Spain’s constitutional court scraps plus valia (capital gains) tax on home sales

by Lorraine Williamson
plus valia capital gains tax

A few hours after the Constitutional Court of Spain annulled the calculation of the so-called Impuesto de plusvalía*, the Ministry of Finance announced it wanted to revise this plus valia (capital gains) tax rule because otherwise, municipalities would lose too much income.

This is a tax home sellers in Spain must pay on the difference between the property purchase and sale price. In other words, the change in value of the home since the owner bought it himself. This rule generated a total of €2.5 billion annually for the Spanish municipalities. 

Controversial tax rule 

The plus valia tax is not only borne by home sellers, but also by anyone who inherits a home or receives it in some other way. The fact that this is a controversial tax rule is apparent from the fact that a court decision has already been made for the third time in four years. 

The first change was made in 2017. This was when the rule that tax also had to be paid on the loss of value of the home ended. Then, in 2019, another adjustment followed. This time, the tax was abolished in cases where the levy was greater than the increased value of the home. 

The recent annulment of the plus valia calculation method applies to all sales contracts concluded now or currently under negotiation. The court’s decision, therefore, does not apply retroactively. Until a new law is passed, municipalities in Spain will have to do without this additional source of income. 

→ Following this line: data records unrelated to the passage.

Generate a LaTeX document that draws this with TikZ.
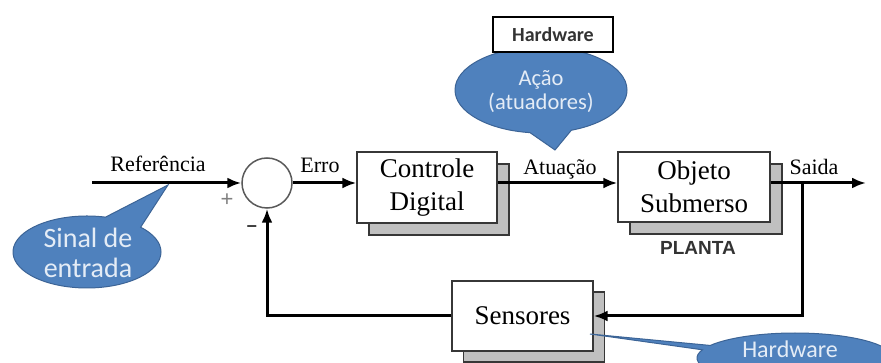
\documentclass[tikz,border=0pt]{standalone}
\usepackage{fontspec}
\setmainfont{Liberation Serif}
\newfontfamily\calibfont{Carlito}
\newfontfamily\arialfont{Liberation Sans}
\usetikzlibrary{shapes.callouts,shapes.geometric,arrows.meta}
\definecolor{bubblefill}{RGB}{79,129,189}
\definecolor{bubbleedge}{RGB}{60,100,150}
\definecolor{bubbletext}{RGB}{228,236,246}
\definecolor{boxedge}{RGB}{55,55,55}
\definecolor{shadowfill}{RGB}{192,192,192}
\begin{document}
\begin{tikzpicture}[x=1pt,y=-1pt,
  blockbox/.style={draw=boxedge,line width=1.3pt,fill=white,inner sep=0pt},
  shadowbox/.style={draw=boxedge,line width=1.3pt,fill=shadowfill,inner sep=0pt},
  sig/.style={line width=3pt,-{Latex[length=14pt,width=11pt]}},
  lbl/.style={font=\fontsize{22}{26}\selectfont,anchor=base},
  blocktext/.style={font=\fontsize{27}{33}\selectfont,align=center},
  bubble/.style={ellipse callout,fill=bubblefill,draw=bubbleedge,line width=1pt,inner sep=0pt},
  bubbletxt/.style={text=bubbletext,align=center,inner sep=0pt}
]
\useasboundingbox (0,0) rectangle (881,363);
\clip (0,0) rectangle (881,363);

% callout bubbles (behind)
\node[bubble, minimum width=148pt, minimum height=72pt,
      callout absolute pointer={(168,185)}, callout pointer arc=32] (sinalb) at (87,252) {};
\node[bubbletxt, font=\calibfont\fontsize{28}{30}\selectfont] (sinalt) at (88,253) {Sinal de\\entrada};

\node[bubble, minimum width=172pt, minimum height=86pt,
      callout absolute pointer={(555,150)}, callout pointer arc=28] (acaob) at (541,90) {};
\node[bubbletxt, font=\calibfont\fontsize{22.5}{24}\selectfont] (acaot) at (541,92) {Ação\\(atuadores)};

\node[draw=black, line width=2.5pt, fill=white, minimum width=120pt, minimum height=35pt,
      inner sep=0pt, text=black!80, font=\calibfont\bfseries\fontsize{20}{24}\selectfont] (hwtop) at (553,34.5) {Hardware};

% shadows
\node[shadowbox, minimum width=140pt, minimum height=71pt] (ctrlsh) at (439,199.5) {};
\node[shadowbox, minimum width=152pt, minimum height=70pt] (plantsh) at (706,199) {};
\node[shadowbox, minimum width=141pt, minimum height=70pt] (senssh) at (534,327) {};

% summing junction
\node[circle, draw=black!65, line width=1.5pt, minimum size=50pt, inner sep=0pt, fill=white] (sum) at (267,183) {};

% signal lines
\coordinate (in) at (92,183);
\coordinate (out) at (866,183);
\coordinate (tap) at (802,183);

% main blocks
\node[blockbox, minimum width=140pt, minimum height=71pt, blocktext] (ctrl) at (427,187.5) {Controle\\Digital};
\node[blockbox, minimum width=152pt, minimum height=70pt, blocktext] (plant) at (694,187) {Objeto\\Submerso};

\draw[sig] (in) -- (sum.west);
\draw[sig] (sum.east) -- (sum.east -| ctrl.west);
\draw[sig] (sum.east -| ctrl.east) -- (sum.east -| plant.west);
\draw[sig] (sum.east -| plant.east) -- (out);

\node[blockbox, minimum width=141pt, minimum height=70pt, blocktext] (sens) at (522.5,316) {Sensores};
\draw[sig] (tap) |- (sens.east);
\draw[sig] (sens.west) -| (sum.south);

% lower hardware bubble
\node[bubble, minimum width=196pt, minimum height=50pt,
      callout absolute pointer={(590,334)}, callout pointer arc=11] (hwb) at (795,358) {};
\node[bubbletxt, font=\calibfont\fontsize{24}{28}\selectfont, anchor=base] (hwt) at (790,358) {Hardware};

% labels
\node[lbl] (refl) at (158,172) {Referência};
\node[lbl] (errol) at (320,173) {Erro};
\node[lbl] (atual) at (560,175) {Atuação};
\node[lbl] (saidal) at (814,175) {Saida};
\node[font=\arialfont\bfseries\fontsize{19}{22}\selectfont, text=black!80, anchor=base] (planta) at (698,255) {PLANTA};
\node[font=\arialfont\fontsize{22}{24}\selectfont, text=black!50] (plus) at (227,200) {+};
\node[font=\arialfont\bfseries\fontsize{18}{20}\selectfont, text=black!75] (minus) at (252,229) {−};
\end{tikzpicture}
\end{document}
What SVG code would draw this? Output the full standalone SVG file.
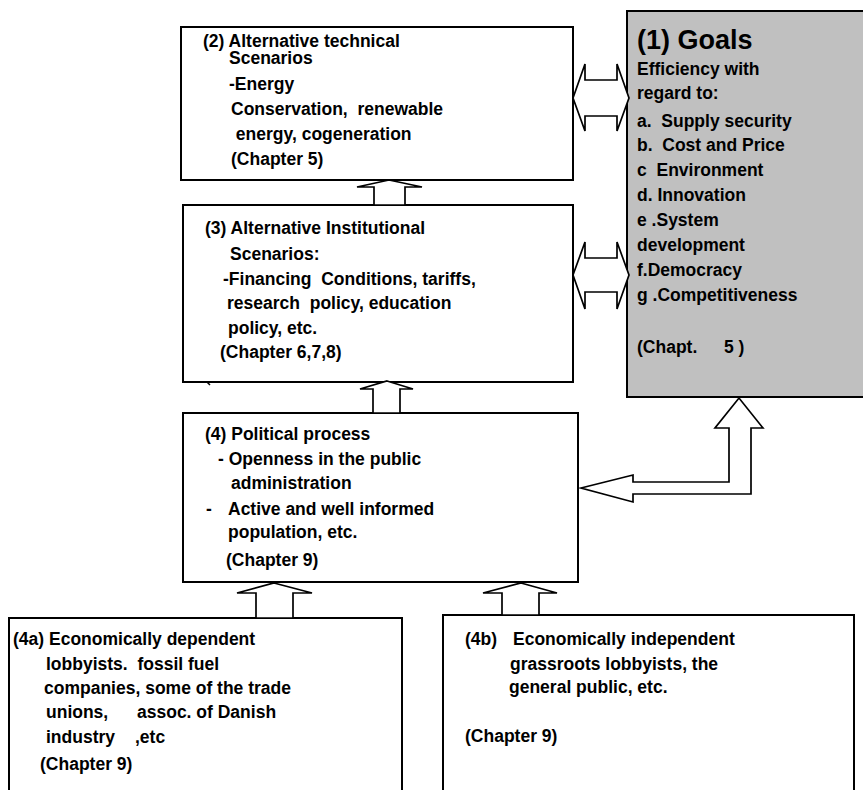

Tax not based on actual value difference 

The Constitutional Court has annulled the calculation method. Because it is based on fixed parameters, it does not always correspond to the actual increased property value. In addition, the judge finds that the capital gains tax is contrary to the principle of ‘according to economic capacity’ that is laid down in Article 31 of the constitution. This states that everyone should contribute to public expenditure. 

In order to calculate the capital gain, which has now been declared null and void, the land registry value of the house must be multiplied by the number of years that the house has been owned. An annual percentage is applied to this that generally does not exceed 3.5%. The amount that comes out of this is the basis that is taxed with a maximum of 30%. 

Here is an example assuming someone bought an apartment in 2012 and is now planning to sell it. Currently, the apartment has a land registry value of €150,000. Furthermore, the percentage the relevant municipality has set for the change in value is 3.5%. Therefore 3.5 times the nine years the apartment has been owned comes to 31.5%. 

In this case, the seller must pay a 30% capital gains tax on €47,250. This equates to 31.5% of the current land registry value of €150,00, which amounts to €14,175. This calculation example shows the actual change in value between the time of purchase and sale of the home does not necessarily have to be equal to the amount on which tax is paid. In addition, this calculation method does not take into account whether a home has increased or decreased in the period in which it has been owned. 

*Plusvalia relates only to property and the capital gained from owning a property. It does not include capital gains from other streams.